Meta zapowiada, że do 2024 roku chce doprowadzić do debiutu autorskich gogli AR, które umożliwiałyby użytkownikowi sprawne poruszanie się po świecie metawersu. Z raportu Sky Quest Technology wynika, że do 2027 roku rynek mieszanej rzeczywistości wypracuje przychody sięgające 93 mld dol., a średnioroczne tempo wzrostu przekroczy 40 proc.
– Zastosowanie nowych technologii to jak najbardziej przyszłość marketingu. Świat, który nas otacza, diametralnie się zmienia.

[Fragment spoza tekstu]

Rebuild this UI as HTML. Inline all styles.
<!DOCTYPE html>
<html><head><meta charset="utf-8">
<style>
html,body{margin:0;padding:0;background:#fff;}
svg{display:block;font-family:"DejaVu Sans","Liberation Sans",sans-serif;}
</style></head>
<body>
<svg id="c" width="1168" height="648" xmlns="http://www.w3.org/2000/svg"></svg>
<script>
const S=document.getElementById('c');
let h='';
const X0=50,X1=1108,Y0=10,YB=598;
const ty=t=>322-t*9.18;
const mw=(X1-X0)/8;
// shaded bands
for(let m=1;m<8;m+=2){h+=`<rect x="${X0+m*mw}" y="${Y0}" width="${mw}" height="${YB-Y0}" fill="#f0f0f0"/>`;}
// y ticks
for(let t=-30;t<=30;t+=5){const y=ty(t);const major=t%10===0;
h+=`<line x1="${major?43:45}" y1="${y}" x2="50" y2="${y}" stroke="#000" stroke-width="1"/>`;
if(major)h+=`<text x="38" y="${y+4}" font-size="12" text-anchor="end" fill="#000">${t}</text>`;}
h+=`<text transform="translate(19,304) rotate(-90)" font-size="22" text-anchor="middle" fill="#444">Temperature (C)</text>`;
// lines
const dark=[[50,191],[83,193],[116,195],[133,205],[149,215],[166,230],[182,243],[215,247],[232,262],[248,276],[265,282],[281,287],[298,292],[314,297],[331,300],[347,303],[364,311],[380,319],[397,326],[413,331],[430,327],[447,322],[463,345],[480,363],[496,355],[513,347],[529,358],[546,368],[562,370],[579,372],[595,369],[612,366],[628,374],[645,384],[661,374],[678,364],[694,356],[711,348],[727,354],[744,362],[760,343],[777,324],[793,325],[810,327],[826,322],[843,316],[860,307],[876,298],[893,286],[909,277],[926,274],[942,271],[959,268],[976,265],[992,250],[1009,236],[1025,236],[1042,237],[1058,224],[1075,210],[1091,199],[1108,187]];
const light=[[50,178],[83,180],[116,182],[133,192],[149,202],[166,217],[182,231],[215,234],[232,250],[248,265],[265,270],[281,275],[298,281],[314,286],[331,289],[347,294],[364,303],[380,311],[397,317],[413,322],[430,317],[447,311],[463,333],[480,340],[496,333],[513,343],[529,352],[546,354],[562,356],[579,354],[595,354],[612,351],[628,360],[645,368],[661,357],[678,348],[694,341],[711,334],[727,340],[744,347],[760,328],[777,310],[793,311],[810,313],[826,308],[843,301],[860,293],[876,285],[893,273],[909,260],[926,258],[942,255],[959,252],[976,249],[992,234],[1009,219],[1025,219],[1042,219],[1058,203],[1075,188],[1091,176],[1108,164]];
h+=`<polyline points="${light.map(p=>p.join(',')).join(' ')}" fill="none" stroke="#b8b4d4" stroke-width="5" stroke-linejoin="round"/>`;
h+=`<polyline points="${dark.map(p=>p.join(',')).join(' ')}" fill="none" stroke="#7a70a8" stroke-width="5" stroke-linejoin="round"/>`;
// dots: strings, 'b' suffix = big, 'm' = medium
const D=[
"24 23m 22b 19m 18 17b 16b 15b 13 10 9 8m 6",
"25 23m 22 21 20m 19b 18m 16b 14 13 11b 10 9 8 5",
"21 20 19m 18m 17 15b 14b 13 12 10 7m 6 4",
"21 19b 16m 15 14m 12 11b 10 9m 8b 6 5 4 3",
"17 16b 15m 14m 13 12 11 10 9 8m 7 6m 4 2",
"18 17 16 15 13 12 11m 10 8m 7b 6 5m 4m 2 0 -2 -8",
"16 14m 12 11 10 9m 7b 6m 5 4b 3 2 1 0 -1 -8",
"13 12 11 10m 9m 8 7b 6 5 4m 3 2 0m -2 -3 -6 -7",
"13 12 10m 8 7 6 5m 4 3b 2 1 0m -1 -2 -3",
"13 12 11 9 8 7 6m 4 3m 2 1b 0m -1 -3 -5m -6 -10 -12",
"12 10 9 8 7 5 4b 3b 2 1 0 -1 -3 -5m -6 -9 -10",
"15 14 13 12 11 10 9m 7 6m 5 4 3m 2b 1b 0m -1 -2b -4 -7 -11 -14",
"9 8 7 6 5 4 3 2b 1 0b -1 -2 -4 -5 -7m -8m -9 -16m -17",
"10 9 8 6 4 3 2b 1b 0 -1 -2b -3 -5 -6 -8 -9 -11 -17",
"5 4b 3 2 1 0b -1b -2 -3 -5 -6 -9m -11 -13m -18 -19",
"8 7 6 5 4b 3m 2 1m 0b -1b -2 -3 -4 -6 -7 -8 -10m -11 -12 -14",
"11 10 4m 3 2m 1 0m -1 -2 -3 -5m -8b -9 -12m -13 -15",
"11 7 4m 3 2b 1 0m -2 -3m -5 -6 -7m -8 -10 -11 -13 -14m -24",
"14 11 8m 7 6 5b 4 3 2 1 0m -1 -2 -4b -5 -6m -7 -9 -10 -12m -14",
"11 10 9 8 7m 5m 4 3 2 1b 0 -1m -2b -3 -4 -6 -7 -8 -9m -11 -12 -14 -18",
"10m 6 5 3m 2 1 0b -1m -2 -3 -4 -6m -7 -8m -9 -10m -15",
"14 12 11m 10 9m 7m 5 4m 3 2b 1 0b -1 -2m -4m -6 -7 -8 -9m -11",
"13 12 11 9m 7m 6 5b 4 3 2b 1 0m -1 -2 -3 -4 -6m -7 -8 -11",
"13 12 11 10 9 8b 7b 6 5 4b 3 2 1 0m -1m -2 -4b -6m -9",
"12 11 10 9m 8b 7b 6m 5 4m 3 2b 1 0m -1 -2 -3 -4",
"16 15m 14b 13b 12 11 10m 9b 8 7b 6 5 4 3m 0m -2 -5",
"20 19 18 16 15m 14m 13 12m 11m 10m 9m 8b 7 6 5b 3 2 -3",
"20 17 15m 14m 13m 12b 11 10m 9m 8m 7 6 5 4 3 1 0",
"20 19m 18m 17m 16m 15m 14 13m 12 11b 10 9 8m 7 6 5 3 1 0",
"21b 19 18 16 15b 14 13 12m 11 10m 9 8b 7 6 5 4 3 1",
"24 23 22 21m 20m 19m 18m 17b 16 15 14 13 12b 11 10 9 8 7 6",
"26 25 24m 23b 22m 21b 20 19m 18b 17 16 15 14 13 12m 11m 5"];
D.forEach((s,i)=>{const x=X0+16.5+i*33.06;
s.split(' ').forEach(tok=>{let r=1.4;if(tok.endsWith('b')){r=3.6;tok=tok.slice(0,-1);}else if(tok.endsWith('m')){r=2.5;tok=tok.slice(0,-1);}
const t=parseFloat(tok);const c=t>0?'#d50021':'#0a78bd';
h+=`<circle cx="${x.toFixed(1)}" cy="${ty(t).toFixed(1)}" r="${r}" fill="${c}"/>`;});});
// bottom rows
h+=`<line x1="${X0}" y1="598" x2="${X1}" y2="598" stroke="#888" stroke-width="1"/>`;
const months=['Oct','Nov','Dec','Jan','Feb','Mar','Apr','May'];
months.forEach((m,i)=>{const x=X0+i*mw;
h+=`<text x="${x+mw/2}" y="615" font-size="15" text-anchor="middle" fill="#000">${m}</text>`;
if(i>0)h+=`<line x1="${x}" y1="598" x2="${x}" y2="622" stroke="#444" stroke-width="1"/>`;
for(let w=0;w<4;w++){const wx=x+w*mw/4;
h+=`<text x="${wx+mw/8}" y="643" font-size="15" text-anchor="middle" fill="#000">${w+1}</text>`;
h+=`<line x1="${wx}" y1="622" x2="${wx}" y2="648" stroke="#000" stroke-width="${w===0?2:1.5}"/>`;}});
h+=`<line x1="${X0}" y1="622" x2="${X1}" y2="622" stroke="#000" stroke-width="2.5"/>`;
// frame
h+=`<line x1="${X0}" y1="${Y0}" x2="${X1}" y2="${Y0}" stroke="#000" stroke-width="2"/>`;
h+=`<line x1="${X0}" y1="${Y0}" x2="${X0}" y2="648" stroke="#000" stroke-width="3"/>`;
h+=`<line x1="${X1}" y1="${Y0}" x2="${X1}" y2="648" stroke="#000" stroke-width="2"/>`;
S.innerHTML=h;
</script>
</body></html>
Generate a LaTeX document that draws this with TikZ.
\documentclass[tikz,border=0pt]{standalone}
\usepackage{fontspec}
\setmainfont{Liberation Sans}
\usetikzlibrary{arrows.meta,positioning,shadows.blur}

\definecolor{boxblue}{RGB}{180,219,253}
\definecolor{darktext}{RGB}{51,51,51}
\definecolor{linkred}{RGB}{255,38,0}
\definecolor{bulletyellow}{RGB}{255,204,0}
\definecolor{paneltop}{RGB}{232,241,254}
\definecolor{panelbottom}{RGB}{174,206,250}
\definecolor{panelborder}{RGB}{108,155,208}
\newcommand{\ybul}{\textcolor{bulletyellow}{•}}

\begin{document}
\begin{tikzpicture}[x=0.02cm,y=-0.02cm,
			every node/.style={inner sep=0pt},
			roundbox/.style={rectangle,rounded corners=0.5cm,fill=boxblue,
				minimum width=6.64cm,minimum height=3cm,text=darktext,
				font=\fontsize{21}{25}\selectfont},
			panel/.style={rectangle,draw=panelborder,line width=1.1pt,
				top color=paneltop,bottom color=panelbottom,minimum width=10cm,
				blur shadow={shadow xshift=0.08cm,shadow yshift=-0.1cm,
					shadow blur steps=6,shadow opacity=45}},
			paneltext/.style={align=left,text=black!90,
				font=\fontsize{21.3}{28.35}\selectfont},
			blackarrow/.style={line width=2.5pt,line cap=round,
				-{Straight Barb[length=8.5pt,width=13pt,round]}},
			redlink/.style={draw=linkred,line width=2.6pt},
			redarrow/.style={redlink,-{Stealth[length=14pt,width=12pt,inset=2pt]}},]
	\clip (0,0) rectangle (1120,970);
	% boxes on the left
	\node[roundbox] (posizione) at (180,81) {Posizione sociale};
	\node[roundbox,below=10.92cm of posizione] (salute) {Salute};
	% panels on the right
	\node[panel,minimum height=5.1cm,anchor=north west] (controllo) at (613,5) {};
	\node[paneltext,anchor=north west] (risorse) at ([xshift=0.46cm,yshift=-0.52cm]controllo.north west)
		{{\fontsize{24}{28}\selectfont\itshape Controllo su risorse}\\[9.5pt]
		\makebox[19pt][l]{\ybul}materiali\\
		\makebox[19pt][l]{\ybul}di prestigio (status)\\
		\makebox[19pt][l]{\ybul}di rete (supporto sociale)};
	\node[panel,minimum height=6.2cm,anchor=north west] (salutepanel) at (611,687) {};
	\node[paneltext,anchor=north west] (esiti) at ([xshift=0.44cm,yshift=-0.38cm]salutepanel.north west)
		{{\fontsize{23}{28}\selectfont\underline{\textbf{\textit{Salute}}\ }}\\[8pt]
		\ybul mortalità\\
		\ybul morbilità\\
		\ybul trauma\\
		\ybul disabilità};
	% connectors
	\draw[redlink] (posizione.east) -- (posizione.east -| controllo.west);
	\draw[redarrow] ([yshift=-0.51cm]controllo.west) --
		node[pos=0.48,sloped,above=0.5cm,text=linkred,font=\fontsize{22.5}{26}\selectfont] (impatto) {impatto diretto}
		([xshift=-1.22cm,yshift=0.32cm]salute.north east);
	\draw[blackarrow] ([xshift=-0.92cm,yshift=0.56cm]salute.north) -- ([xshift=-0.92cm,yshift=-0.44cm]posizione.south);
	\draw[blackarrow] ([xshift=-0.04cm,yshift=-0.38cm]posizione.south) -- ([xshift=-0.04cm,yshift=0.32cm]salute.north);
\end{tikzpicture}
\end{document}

Kiedyś niewyobrażalne było dla nas odbywanie spotkań poprzez Zooma, dziś jest dla nas codziennością. Arthur C. Clarke kiedyś powiedział, że każda wystarczająco zaawansowana technologia dla zwykłego człowieka jest magią i taką magią są te nowe technologie, które nie do końca jeszcze umiemy rozumieć. Natomiast my od nich nie uciekniemy, czy to będzie trwało pół roku, rok czy dwa lata, nie jestem w stanie tego powiedzieć, natomiast ta zmiana właśnie się dzieje i zależy wyłącznie od tego, jak będziemy te technologie przyjmowali i chcieli z nich korzystać – podkreśla prezes VMS Media.